The songs were striking for their matter-of-factness, and unlike
some of Cash’s best work — which put some space between the man
and his fictional characters — they weren’t necessarily
third-person tales, though Paycheck insisted they were. “When I
wrote a song, I’m not thinking about myself,” he had said. “I’m
thinking of this crazy guy that maybe I read in the paper, where a
guy walked in and shot.” Perhaps most disturbing about Paycheck’s
output during this time is just how engaging the actual music was,
a rich mix of pop melody and country tradition.
While the years on Little Darlin’ were fruitful for Paycheck as
an artist, they didn’t provide a full-fledged commercial
breakthrough. And even the moderate hits dried up by the
late-Sixties and Paycheck retreated to San Diego to work on a
substantial substance abuse problem, occasionally taking gigs in
Los Angeles for alcohol. Paycheck’s sink to the bottom lasted
several years, until 1971, when star producer Billy Sherrill
tracked him down and offered him a deal to record for Epic.
Paycheck’s comeback was almost immediate. His first
Sherrill-produced single, “She’s All I Got,” marked a more lush
sound than the raw takes for Little Darlin’. It also proved a quite
successful reinvention, rising to Number Two. The song was trailed
by a dozen hit singles. Though Paycheck’s professional life was
back on track, he suffered numerous legal tangles, both financial
and domestic. But the brewing Outlaw movement, headed by Waylon
Jennings (for whom Paycheck had reportedly written “It’s a Mighty
Thin Line”), was timed perfectly for his reckless persona. He
released 11 Months and 29 Days in 1976, with cover art
featuring a picture of him in a jail cell. But Paycheck took the
Outlaw image a bit too close to heart, perhaps inspiring Jennings’

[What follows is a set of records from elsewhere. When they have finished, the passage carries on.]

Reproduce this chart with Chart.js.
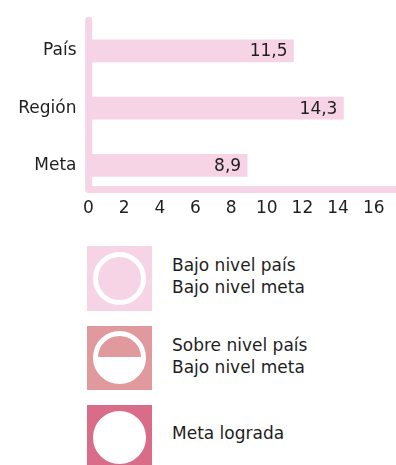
<!DOCTYPE html>
<html lang="es">
<head>
<meta charset="utf-8">
<script src="https://cdn.jsdelivr.net/npm/chart.js@4/dist/chart.umd.min.js"></script>
<style>
  html, body { margin: 0; padding: 0; background: #fff; }
  body { width: 396px; height: 465px; overflow: hidden; position: relative;
         font-family: "DejaVu Sans", sans-serif; color: #1e1e1e; }
  #chartBox { position: absolute; left: 0; top: 0; width: 396px; height: 225px; }
  .key { position: absolute; left: 87px; width: 65px; height: 65px; }
  .key .dot { position: absolute; left: 6px; top: 6px; width: 53px; height: 53px;
              box-sizing: border-box; border-radius: 50%; border: 5px solid #fff; }
  .caption { position: absolute; left: 172px; font-size: 17px; line-height: 22px; white-space: nowrap; }
</style>
</head>
<body>
<div id="chartBox"><canvas id="chart"></canvas></div>

<div class="key" style="top:246px; background:#f6d4e6;">
  <div class="dot"></div>
</div>
<div class="caption" style="top:254px;">Bajo nivel país<br>Bajo nivel meta</div>

<div class="key" style="top:326px; height:64px; background:#e0999d;">
  <div class="dot" style="top:5px; background:linear-gradient(to bottom, #e0999d 50%, #fff 50%);"></div>
</div>
<div class="caption" style="top:334px;">Sobre nivel país<br>Bajo nivel meta</div>

<div class="key" style="top:405px; background:#d96d89;">
  <div class="dot" style="background:#fff;"></div>
</div>
<div class="caption" style="top:422px;">Meta lograda</div>

<script>
// Indicator values
const categories = ["País", "Región", "Meta"];
const values = [11.5, 14.3, 8.9];
const tickValues = [0, 2, 4, 6, 8, 10, 12, 14, 16];

const PINK = "#f6d4e6";
const TEXT = "#1e1e1e";
const FONT = "DejaVu Sans";

const fmt = v => String(v).replace(".", ",");

// L-shaped axis with rounded ends
const axisFrame = {
  id: "axisFrame",
  beforeDatasetsDraw(chart) {
    const { ctx, chartArea, scales } = chart;
    const x0 = scales.x.getPixelForValue(0) + 0.2;
    const yb = chartArea.bottom - 4.5;
    ctx.save();
    ctx.strokeStyle = PINK;
    ctx.lineWidth = 7;
    ctx.lineCap = "round";
    ctx.lineJoin = "round";
    ctx.beginPath();
    ctx.moveTo(x0, chartArea.top - 2);
    ctx.lineTo(x0, yb);
    ctx.lineTo(chart.width + 10, yb);
    ctx.stroke();
    ctx.restore();
  }
};

// Value text inside the end of each bar
const barValues = {
  id: "barValues",
  afterDatasetsDraw(chart) {
    const { ctx } = chart;
    const meta = chart.getDatasetMeta(0);
    ctx.save();
    ctx.fillStyle = TEXT;
    ctx.font = `17px "${FONT}"`;
    ctx.textAlign = "right";
    ctx.textBaseline = "middle";
    meta.data.forEach((bar, i) => {
      ctx.fillText(fmt(values[i]), bar.x - 6, bar.y + 1);
    });
    ctx.restore();
  }
};

new Chart(document.getElementById("chart"), {
  type: "bar",
  data: {
    labels: categories,
    datasets: [{
      data: values,
      backgroundColor: PINK,
      borderWidth: 0,
      barThickness: 22
    }]
  },
  options: {
    indexAxis: "y",
    responsive: true,
    maintainAspectRatio: false,
    animation: false,
    layout: { padding: { top: 18.5, right: 0, bottom: 0, left: 0 } },
    plugins: { legend: { display: false }, tooltip: { enabled: false } },
    scales: {
      x: {
        min: 0,
        max: 17.25,
        grid: { display: false, drawTicks: false },
        border: { display: false },
        afterBuildTicks: s => { s.ticks = tickValues.map(v => ({ value: v })); },
        afterFit: s => { s.height = 31; },
        ticks: {
          padding: 4,
          color: TEXT,
          font: { family: FONT, size: 17 },
          callback: v => String(v)
        }
      },
      y: {
        grid: { display: false, drawTicks: false },
        border: { display: false },
        afterFit: s => { s.width = 88.5; },
        ticks: {
          padding: 12,
          color: TEXT,
          font: { family: FONT, size: 17 }
        }
      }
    }
  },
  plugins: [axisFrame, barValues]
});
</script>
</body>
</html>
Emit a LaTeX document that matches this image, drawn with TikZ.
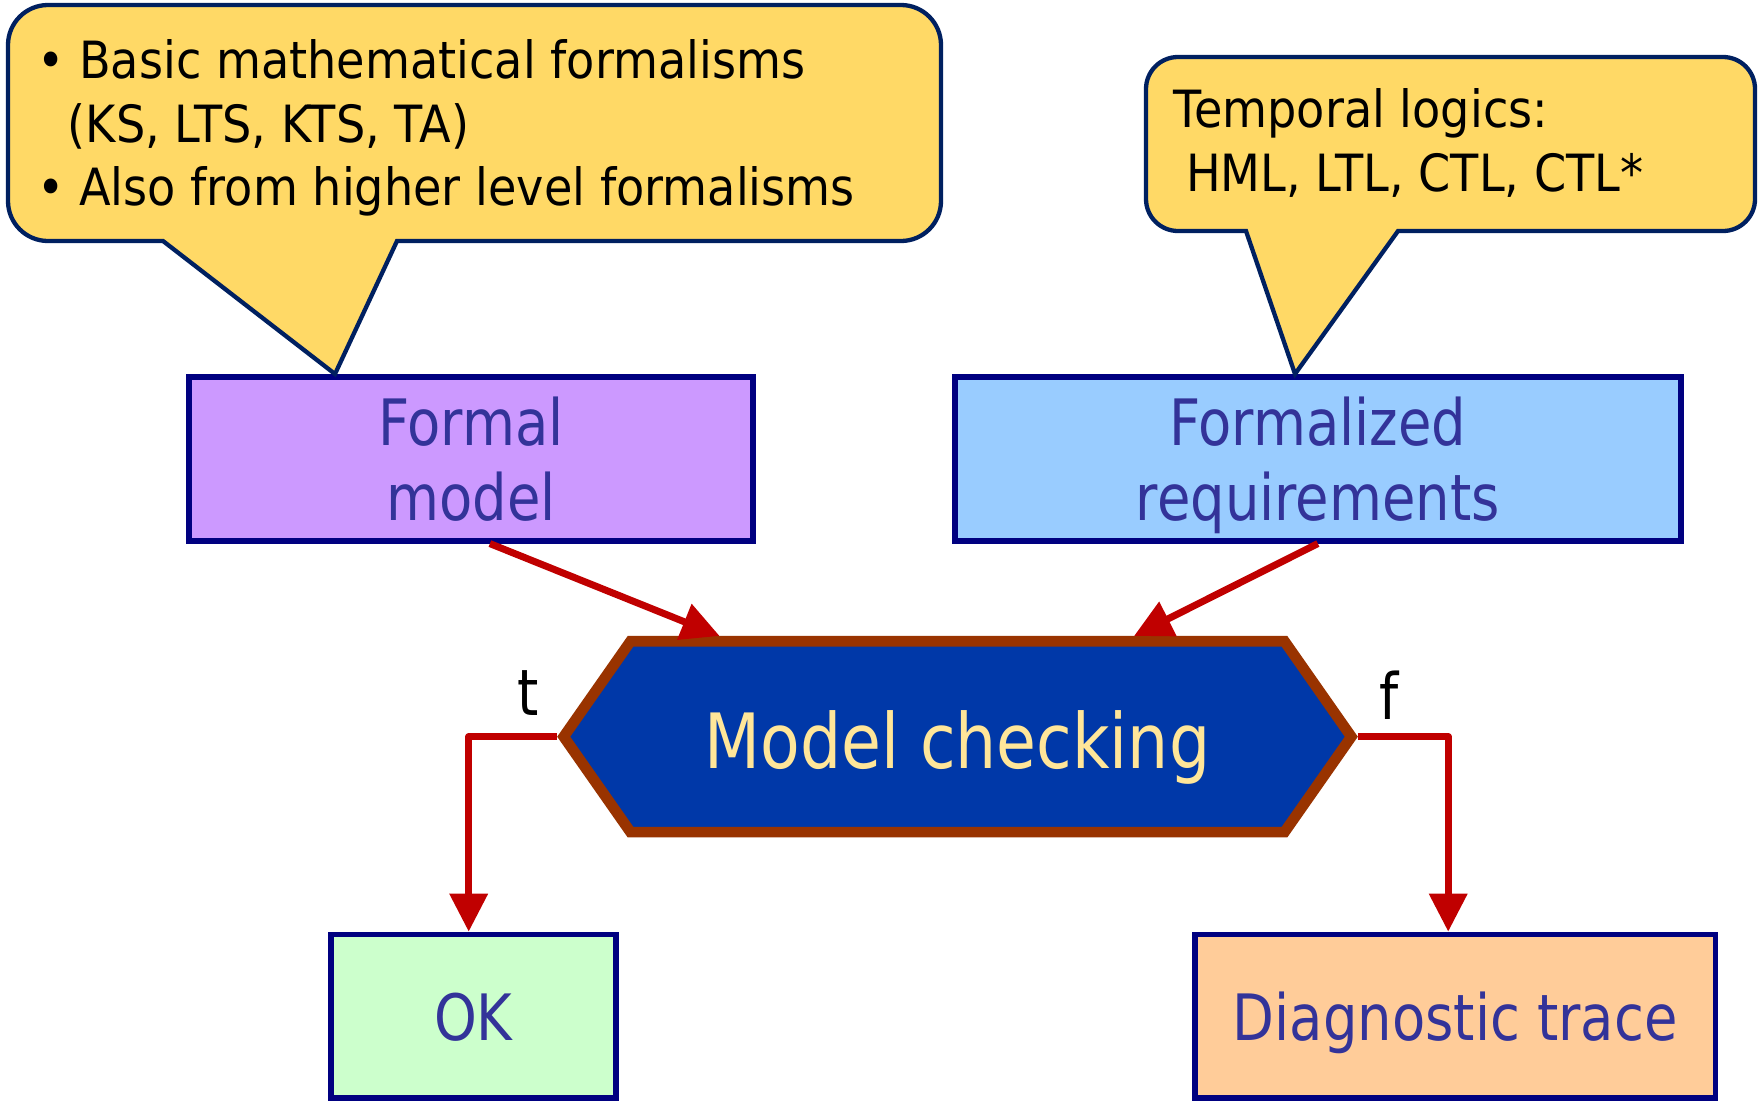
\documentclass[tikz,border=0pt]{standalone}
\usepackage{fontspec}
\setmainfont{DejaVu Sans}[FakeStretch=0.9]
\newfontfamily\boxfont{DejaVu Sans}[FakeStretch=0.85]
\usetikzlibrary{arrows.meta, calc}
\definecolor{callfill}{HTML}{FFD966}
\definecolor{calldraw}{HTML}{002060}
\definecolor{boxdraw}{HTML}{000080}
\definecolor{boxtext}{HTML}{333399}
\definecolor{modelfill}{HTML}{CC99FF}
\definecolor{reqfill}{HTML}{99CCFF}
\definecolor{okfill}{HTML}{CCFFCC}
\definecolor{tracefill}{HTML}{FFCC99}
\definecolor{mcfill}{HTML}{0038A8}
\definecolor{mcdraw}{HTML}{993300}
\definecolor{mctext}{HTML}{FFE699}
\definecolor{flowred}{HTML}{C00000}

\tikzset{
	block/.style={draw=boxdraw, line width=0.055cm, inner sep=0pt, text=boxtext, align=center,
		font=\boxfont\fontsize{18.2}{21.3}\selectfont},
	callout/.style={draw=calldraw, fill=callfill, line width=0.043cm},
	calltext/.style={anchor=north west, inner sep=0pt, align=left, font=\fontsize{14.6}{18.07}\selectfont},
	flow/.style={draw=flowred, line width=0.07cm, line join=round, -{Triangle[length=0.38cm, width=0.37cm]}},
	branch/.style={inner sep=0pt, anchor=base, font=\boxfont\fontsize{18.2}{21.3}\selectfont},
}

\begin{document}
\begin{tikzpicture}
	\useasboundingbox (0,0) rectangle (17.61,11.10);

	\node[block, fill=modelfill, minimum width=5.643cm, minimum height=1.641cm] (fm) at (4.709,6.512) {Formal\\model};
	\node[block, fill=reqfill, minimum width=7.26cm, minimum height=1.641cm] (fr) at (13.178,6.512) {Formalized\\\smash{requirements}};
	\node[block, fill=okfill, text depth=0pt, minimum width=2.852cm, minimum height=1.638cm] (ok) at (4.734,0.937) {OK};
	\node[block, fill=tracefill, text depth=0pt, minimum width=5.209cm, minimum height=1.638cm] (dt) at (14.552,0.937) {Diagnostic trace};

	% hexagon
	\coordinate (mcc) at (9.575,3.733);
	\draw[draw=mcdraw, fill=mcfill, line width=0.107cm]
		($(mcc)+(-3.27,0.954)$) -- ($(mcc)+(3.27,0.954)$) -- ($(mcc)+(3.938,0)$)
		-- ($(mcc)+(3.27,-0.954)$) -- ($(mcc)+(-3.27,-0.954)$) -- ($(mcc)+(-3.938,0)$) -- cycle;
	\node[inner sep=0pt, anchor=base, text=mctext, font=\boxfont\fontsize{21.7}{26}\selectfont] (mc) at ($(mcc)+(0,-0.313)$) {Model checking};
	\coordinate (mcn) at ($(mcc)+(0,1.0075)$);
	\coordinate (mcw) at ($(mcc)+(-4.003,0)$);
	\coordinate (mce) at ($(mcc)+(4.003,0)$);

	\draw[flow] ([xshift=0.19cm]fm.south) -- ([xshift=-2.379cm]mcn);
	\draw[flow] (fr.south) -- ([xshift=1.765cm]mcn);
	\draw[flow] (mcw) -| ([xshift=-0.047cm]ok.north);
	\draw[flow] (mce) -| ([xshift=-0.07cm]dt.north);

	\node[branch] (t) at (5.285,3.95) {t};
	\node[branch] (f) at (13.89,3.91) {f};

	% callouts
	\draw[callout] (3.97,8.69) -- (9.01,8.69) arc (270:360:0.4) -- (9.41,10.65) arc (0:90:0.4)
		-- (0.48,11.05) arc (90:180:0.4) -- (0.08,9.09) arc (180:270:0.4) -- (1.63,8.69)
		-- ($(fm.north)+(-1.359,0)$) -- cycle;
	\draw[callout] (13.98,8.79) -- (17.23,8.79) arc (270:360:0.32) -- (17.55,10.21) arc (0:90:0.32)
		-- (11.78,10.53) arc (90:180:0.32) -- (11.46,9.11) arc (180:270:0.32) -- (12.46,8.79)
		-- ($(fr.north)+(-0.228,0)$) -- cycle;

	\node[calltext] (basics) at (0.365,10.71) {\makebox[0.42cm][l]{•}Basic mathematical formalisms\\
		\hspace*{0.307cm}(KS, LTS, KTS, TA)\\
		\makebox[0.42cm][l]{•}Also from higher level formalisms};
	\node[calltext] (logics) at (11.73,10.217) {Temporal logics:\\\hspace*{0.125cm}HML, LTL, CTL, CTL*};
\end{tikzpicture}
\end{document}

“Don’t You Think This Outlaw Bit’s Done Got a Bit Out of Hand.”
After “Take This Job and Shove It” topped the charts, he released a
string of singles in which the line between art and life was,
again, blurry: “Me and the I.R.S.” and “D.O.A.” (a.k.a. “Drunk on
Arrival.)”
The comeback didn’t have enough momentum to carry Paycheck deep
into the Eighties. He was dropped from Epic after the hits dried
up. Numerous legal tangles including fights and tax evasion might
have been the decade’s low point, were it not for the 1985
shooting, for which he was handed a seven to nine year sentence for
aggravated assault.
Paycheck appealed the verdict for four years, during which he
recorded a pair of albums, before surrendering himself for his
sentence at the Chillicothe Correctional Institute. Paycheck pulled
his life together during the stint, finding God and ultimately
working towards his release in 1991, when the Governor of Ohio
commuted his sentence.
Paycheck took work in Branson, Missouri, where he recorded the
1993 Live in Branson album. In 1996, he offered his last
collection of new recordings, I’m a Survivor. But
Paycheck’s best work can be found on two releases: 1996’s The
Real Mr. Heartache: The Little Darlin’ Years, which compiled
all of his recordings for the label, and last year’s The Soul
and the Edge, a collection of twenty-three of his best
Seventies sides, released by Epic/Legacy.